I remember working with Gary Winters from Lonetwin and whilst we were making something he asked: ‘what is the job of this work?’ I appreicate work which knows it’s ‘job’ in the world. I wonder if this comes down to what the artist thinks of their role, and whether the viewer can trust or discern the intentions of the maker. Often when seeing work I can feel confused about artist’s intentions, and sometimes I wonder if the artist themselves are clear on them at all. I am enticed by  live inquiries, critical consciousness and some sense of responsibility. Having said this I am not dogmatic, which I also think is dangerous, and am always open to the inevitable learning on offer from all around me.
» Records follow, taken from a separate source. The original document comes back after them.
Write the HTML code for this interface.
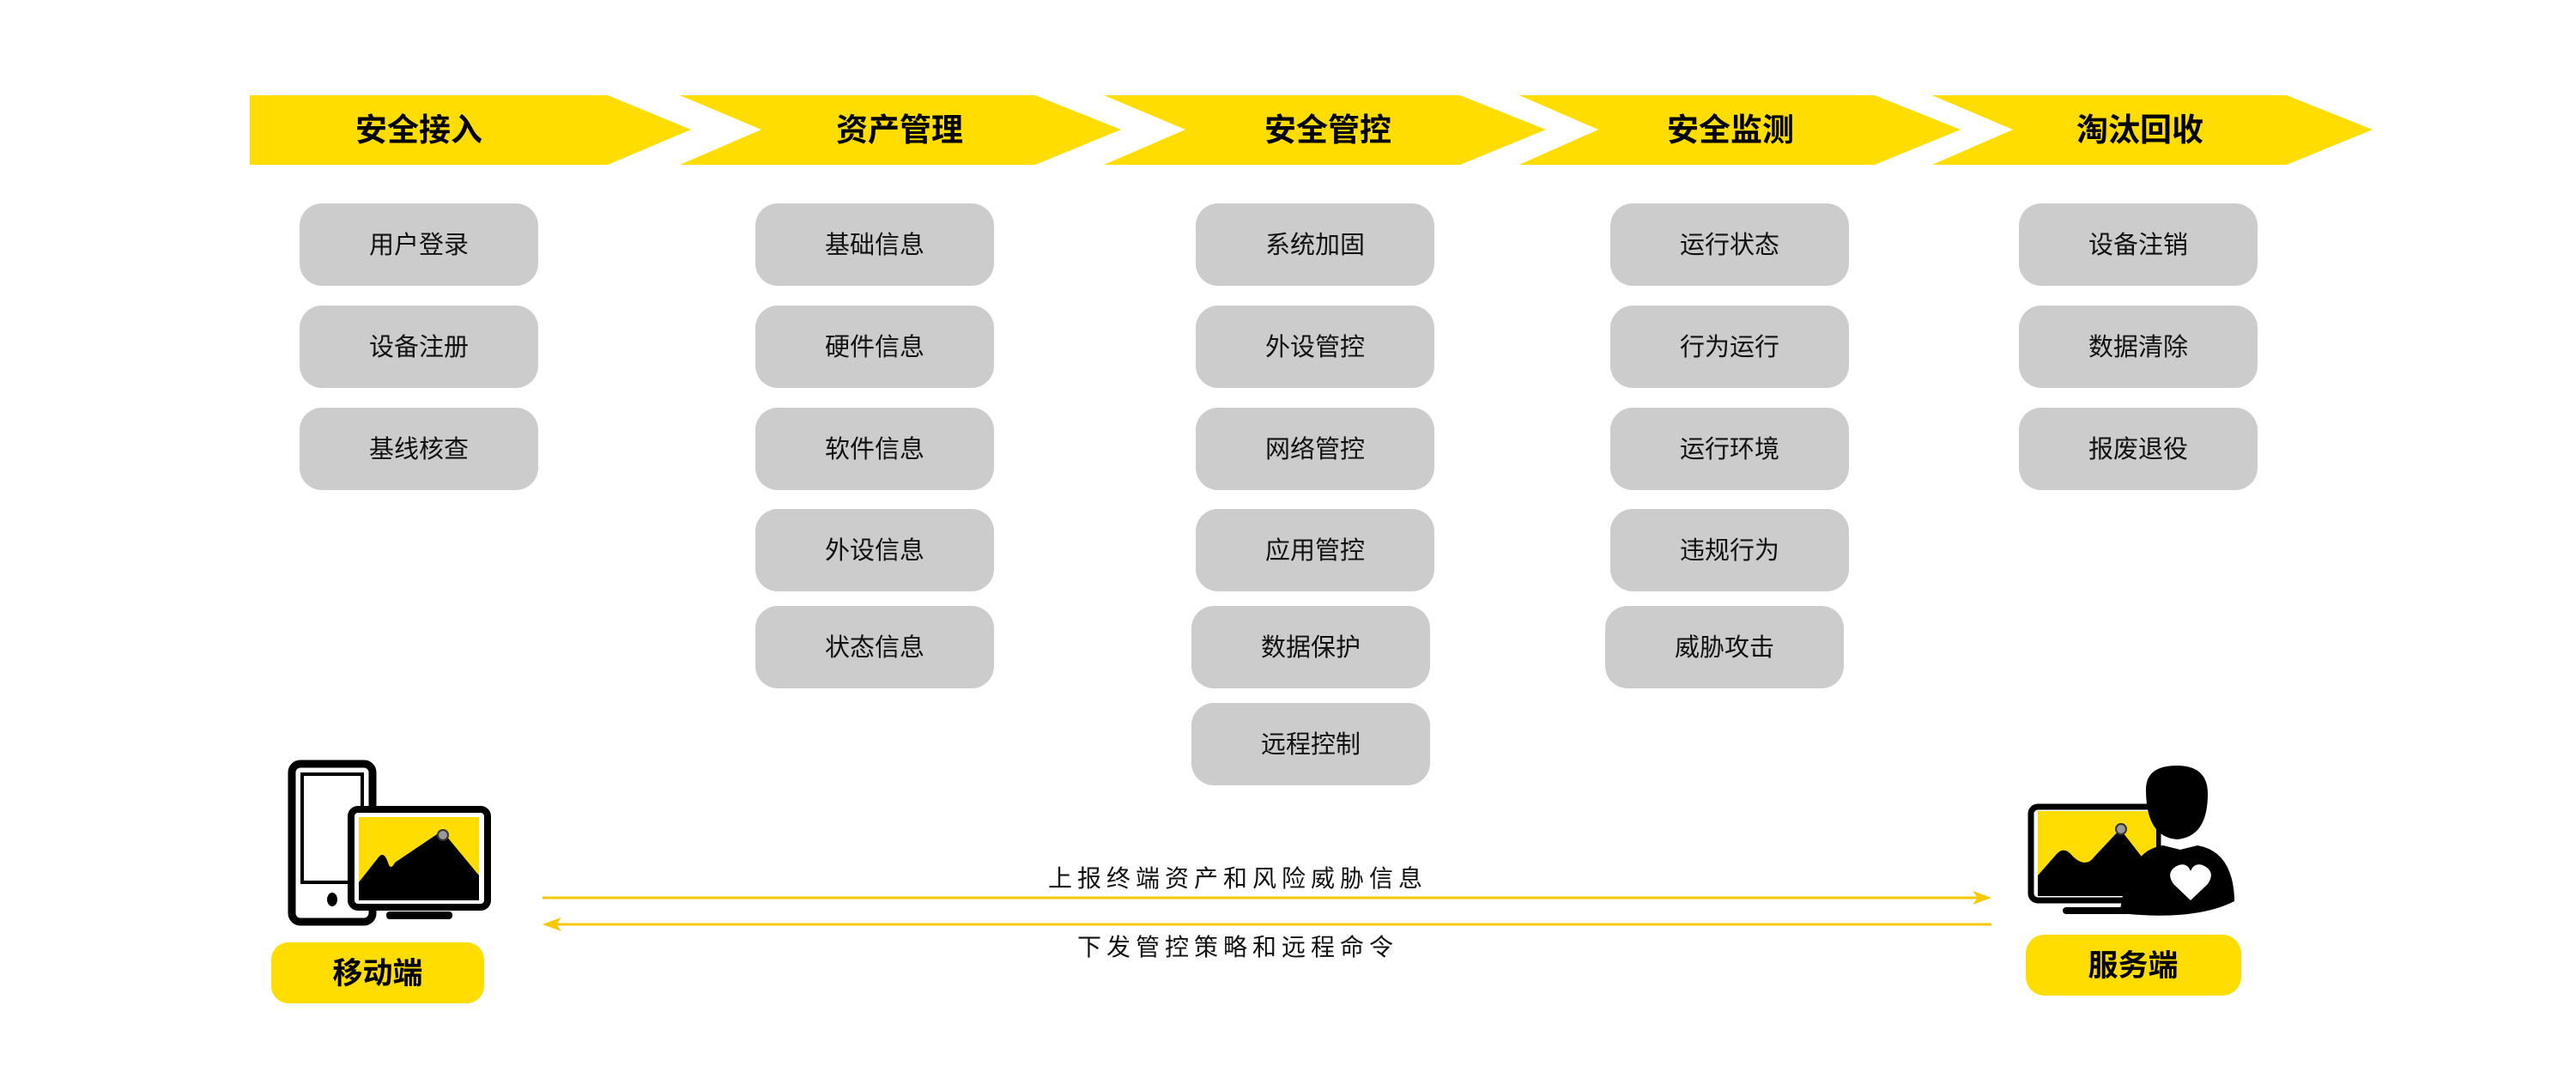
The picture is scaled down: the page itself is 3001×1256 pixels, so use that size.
<!DOCTYPE html>
<html><head><meta charset="utf-8"><style>
html,body{margin:0;padding:0;background:#fff;}
svg{display:block;}
text{font-family:"Liberation Sans","Noto Sans CJK SC",sans-serif;}
</style></head><body>
<svg width="3001" height="1256" viewBox="0 0 3001 1256" xmlns="http://www.w3.org/2000/svg">
<g fill="#ffdd00">
<polygon points="291,111 708,111 805,151 708,192 291,192"/>
<polygon points="792,111 1206,111 1306,151 1206,192 792,192 887,151"/>
<polygon points="1286,111 1701,111 1801,151 1701,192 1286,192 1381,151"/>
<polygon points="1770,111 2184,111 2284,151 2184,192 1770,192 1862,151"/>
<polygon points="2251,111 2664,111 2764,151 2664,192 2251,192 2345,151"/>
</g>
<g font-size="37" font-weight="bold" fill="#000" text-anchor="middle">
<text x="488" y="164">安全接入</text>
<text x="1048" y="164">资产管理</text>
<text x="1547" y="164">安全管控</text>
<text x="2016" y="164">安全监测</text>
<text x="2493" y="164">淘汰回收</text>
</g>
<g fill="#cccccc">
<rect x="349" y="237" width="278" height="96" rx="26"/>
<rect x="349" y="356" width="278" height="96" rx="26"/>
<rect x="349" y="475" width="278" height="96" rx="26"/>
<rect x="880" y="237" width="278" height="96" rx="26"/>
<rect x="880" y="356" width="278" height="96" rx="26"/>
<rect x="880" y="475" width="278" height="96" rx="26"/>
<rect x="880" y="593" width="278" height="96" rx="26"/>
<rect x="880" y="706" width="278" height="96" rx="26"/>
<rect x="1393" y="237" width="278" height="96" rx="26"/>
<rect x="1393" y="356" width="278" height="96" rx="26"/>
<rect x="1393" y="475" width="278" height="96" rx="26"/>
<rect x="1393" y="593" width="278" height="96" rx="26"/>
<rect x="1388" y="706" width="278" height="96" rx="26"/>
<rect x="1388" y="819" width="278" height="96" rx="26"/>
<rect x="1876" y="237" width="278" height="96" rx="26"/>
<rect x="1876" y="356" width="278" height="96" rx="26"/>
<rect x="1876" y="475" width="278" height="96" rx="26"/>
<rect x="1876" y="593" width="278" height="96" rx="26"/>
<rect x="1870" y="706" width="278" height="96" rx="26"/>
<rect x="2352" y="237" width="278" height="96" rx="26"/>
<rect x="2352" y="356" width="278" height="96" rx="26"/>
<rect x="2352" y="475" width="278" height="96" rx="26"/>
</g>
<g font-size="29" fill="#111" text-anchor="middle">
<text x="488" y="295">用户登录</text>
<text x="488" y="414">设备注册</text>
<text x="488" y="533">基线核查</text>
<text x="1019" y="295">基础信息</text>
<text x="1019" y="414">硬件信息</text>
<text x="1019" y="533">软件信息</text>
<text x="1019" y="651">外设信息</text>
<text x="1019" y="764">状态信息</text>
<text x="1532" y="295">系统加固</text>
<text x="1532" y="414">外设管控</text>
<text x="1532" y="533">网络管控</text>
<text x="1532" y="651">应用管控</text>
<text x="1527" y="764">数据保护</text>
<text x="1527" y="877">远程控制</text>
<text x="2015" y="295">运行状态</text>
<text x="2015" y="414">行为运行</text>
<text x="2015" y="533">运行环境</text>
<text x="2015" y="651">违规行为</text>
<text x="2009" y="764">威胁攻击</text>
<text x="2491" y="295">设备注销</text>
<text x="2491" y="414">数据清除</text>
<text x="2491" y="533">报废退役</text>
</g>
<!-- mobile icon -->
<rect x="340" y="890" width="94" height="184" rx="10" fill="none" stroke="#000" stroke-width="9"/>
<rect x="352" y="902" width="70" height="126" fill="none" stroke="#000" stroke-width="4"/>
<ellipse cx="387" cy="1048" rx="6" ry="8" fill="#000"/>
<rect x="409" y="943" width="159" height="114" rx="8" fill="#fff" stroke="#000" stroke-width="8"/>
<rect x="418" y="952" width="140" height="97" fill="#ffdd00"/>
<path d="M418,1028 L440,1000 Q447,990 452,1005 Q455,1015 460,1005 L515,968 L558,1020 L558,1049 L418,1049 Z" fill="#000"/>
<circle cx="516" cy="973" r="6" fill="#999" stroke="#333" stroke-width="2"/>
<rect x="450" y="1062" width="77" height="9" rx="4" fill="#000"/>
<rect x="316" y="1098" width="248" height="71" rx="20" fill="#ffdd00"/>
<text x="440" y="1146" font-size="35" font-weight="bold" text-anchor="middle">移动端</text>
<!-- arrows -->
<line x1="632" y1="1046" x2="2305" y2="1046" stroke="#f5c800" stroke-width="3"/>
<polygon points="2320,1046 2298,1038 2304,1046 2298,1054" fill="#f5c800"/>
<line x1="645" y1="1077" x2="2320" y2="1077" stroke="#f5c800" stroke-width="3"/>
<polygon points="632,1077 654,1069 648,1077 654,1085" fill="#f5c800"/>
<text x="1442" y="1033" font-size="28" fill="#111" text-anchor="middle" letter-spacing="6">上报终端资产和风险威胁信息</text>
<text x="1442" y="1113" font-size="28" fill="#111" text-anchor="middle" letter-spacing="6">下发管控策略和远程命令</text>
<!-- server icon -->
<rect x="2366" y="940" width="148" height="109" rx="8" fill="#fff" stroke="#000" stroke-width="7"/>
<rect x="2374" y="945" width="138" height="99" fill="#ffdd00"/>
<path d="M2374,1020 L2396,995 Q2405,985 2415,998 Q2430,1012 2440,998 L2470,966 L2512,1020 L2512,1044 L2374,1044 Z" fill="#000"/>
<circle cx="2471" cy="966" r="6" fill="#999" stroke="#333" stroke-width="2"/>
<rect x="2403" y="1057" width="79" height="8" rx="4" fill="#000"/>
<path d="M2500,920 Q2500,892 2536,892 Q2572,892 2572,925 Q2572,975 2536,978 Q2500,975 2500,920 Z" fill="#000"/>
<path d="M2470,1060 Q2480,990 2520,985 L2540,990 L2560,985 Q2600,992 2603,1045 L2603,1050 Q2560,1072 2480,1065 Z" fill="#000"/>
<path d="M2552,1049 L2532,1030 Q2522,1015 2538,1008 Q2548,1005 2552,1015 Q2556,1005 2566,1008 Q2582,1015 2572,1030 Z" fill="#fff"/>
<rect x="2360" y="1089" width="251" height="71" rx="22" fill="#ffdd00"/>
<text x="2485" y="1137" font-size="35" font-weight="bold" text-anchor="middle">服务端</text>
</svg>
</body></html>
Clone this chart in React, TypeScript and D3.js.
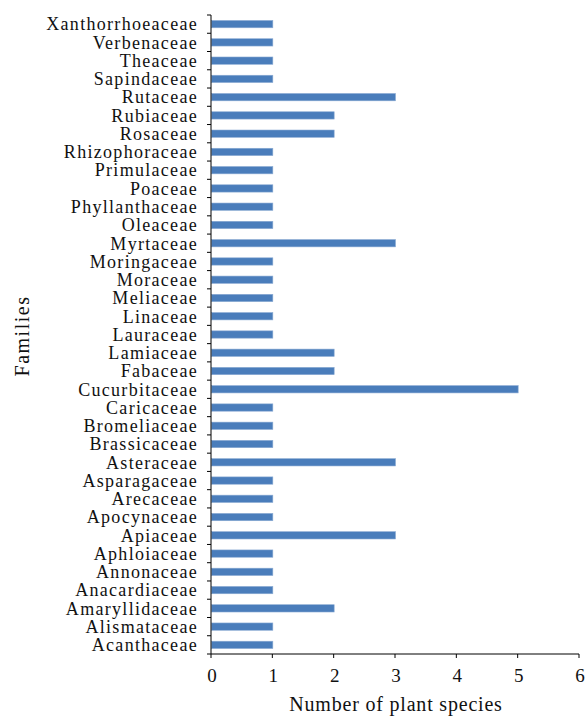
import * as d3 from "d3";

// families listed bottom to top as in the chart
const families = [
  "Acanthaceae", "Alismataceae", "Amaryllidaceae", "Anacardiaceae", "Annonaceae",
  "Aphloiaceae", "Apiaceae", "Apocynaceae", "Arecaceae", "Asparagaceae",
  "Asteraceae", "Brassicaceae", "Bromeliaceae", "Caricaceae", "Cucurbitaceae",
  "Fabaceae", "Lamiaceae", "Lauraceae", "Linaceae", "Meliaceae",
  "Moraceae", "Moringaceae", "Myrtaceae", "Oleaceae", "Phyllanthaceae",
  "Poaceae", "Primulaceae", "Rhizophoraceae", "Rosaceae", "Rubiaceae",
  "Rutaceae", "Sapindaceae", "Theaceae", "Verbenaceae", "Xanthorrhoeaceae",
];
const species = [
  1, 1, 2, 1, 1,
  1, 3, 1, 1, 1,
  3, 1, 1, 1, 5,
  2, 2, 1, 1, 1,
  1, 1, 3, 1, 1,
  1, 1, 1, 2, 2,
  3, 1, 1, 1, 1,
];
const xTicks = [0, 1, 2, 3, 4, 5, 6];

const W = 587;
const H = 716;
const font = "'Liberation Serif', 'Times New Roman', serif";

export default function App() {
  const x = d3.scaleLinear().domain([0, 6]).range([211, 579]);
  const y = d3
    .scaleBand<string>()
    .domain([...families].reverse())
    .range([15, 654])
    .paddingInner(0.6)
    .paddingOuter(0.3);

  const step = y.step();
  const bw = y.bandwidth();
  const bounds = d3.range(families.length + 1).map((i) => 15 + i * step);

  return (
    <svg
      width={W}
      height={H}
      style={{ position: "absolute", left: 0, top: 0, background: "#fff" }}
    >
      {/* bars */}
      {families.map((f, i) => (
        <rect
          key={f}
          x={x(0) + 0.5}
          y={y(f)}
          width={x(species[i]) - x(0)}
          height={bw}
          fill="#4a7dbb"
          stroke="#8aaad3"
          strokeWidth={0.6}
        />
      ))}

      {/* y axis */}
      <line x1={x(0)} x2={x(0)} y1={15} y2={654} stroke="#000" strokeWidth={1} />
      {bounds.map((b, i) => (
        <line key={i} x1={x(0) - 4} x2={x(0)} y1={b} y2={b} stroke="#000" strokeWidth={1} />
      ))}
      {families.map((f) => (
        <text
          key={f}
          x={198}
          y={(y(f) ?? 0) + bw / 2}
          dy="0.35em"
          textAnchor="end"
          fontFamily={font}
          fontSize={18}
          letterSpacing={1.3}
          fill="#111"
        >
          {f}
        </text>
      ))}

      {/* x axis */}
      <line x1={x(0)} x2={x(6)} y1={654} y2={654} stroke="#000" strokeWidth={1} />
      {xTicks.map((t) => (
        <g key={t}>
          <line x1={x(t)} x2={x(t)} y1={654} y2={658} stroke="#000" strokeWidth={1} />
          <text
            x={x(t) + 1}
            y={682}
            textAnchor="middle"
            fontFamily={font}
            fontSize={19}
            fill="#111"
          >
            {t}
          </text>
        </g>
      ))}

      <text
        x={396}
        y={711}
        textAnchor="middle"
        fontFamily={font}
        fontSize={20}
        letterSpacing={0.8}
        fill="#111"
      >
        Number of plant species
      </text>
      <text
        transform={`translate(29, 336) rotate(-90)`}
        textAnchor="middle"
        fontFamily={font}
        fontSize={20}
        letterSpacing={1.5}
        fill="#111"
      >
        Families
      </text>
    </svg>
  );
}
All this feels very live to me right now as in terms of  Fatherland, Motherland  I/it doesn’t know its role as yet.  It is finding it’s usefulness with time, but this process is slow. I don’t want to ‘name’ it, but instead I want to discover it with time and through practice. Whether this will happen in time for the presentation of the work I do not know, but the process is rich!

I am aware also, that everything I write can be problematised, but this is not a bad thing -quite the opposite!  I do not need to feel I am ‘right’ about things, I just need to feel I am interested and can be honest.

5. A conversation about something I did not see.

On a different note, I spoke with the wonderful Robert Softley about the ‘job’ of his work, which I sadly missed last week. I have posted this audio. Apologies for the quality, you have to listen carefully as it was recorded on my computer and is a bit muffled.

This is one of the ways I can respond to things I have never seen.  Or by painting gates maybe, or making a performance or writing a blog.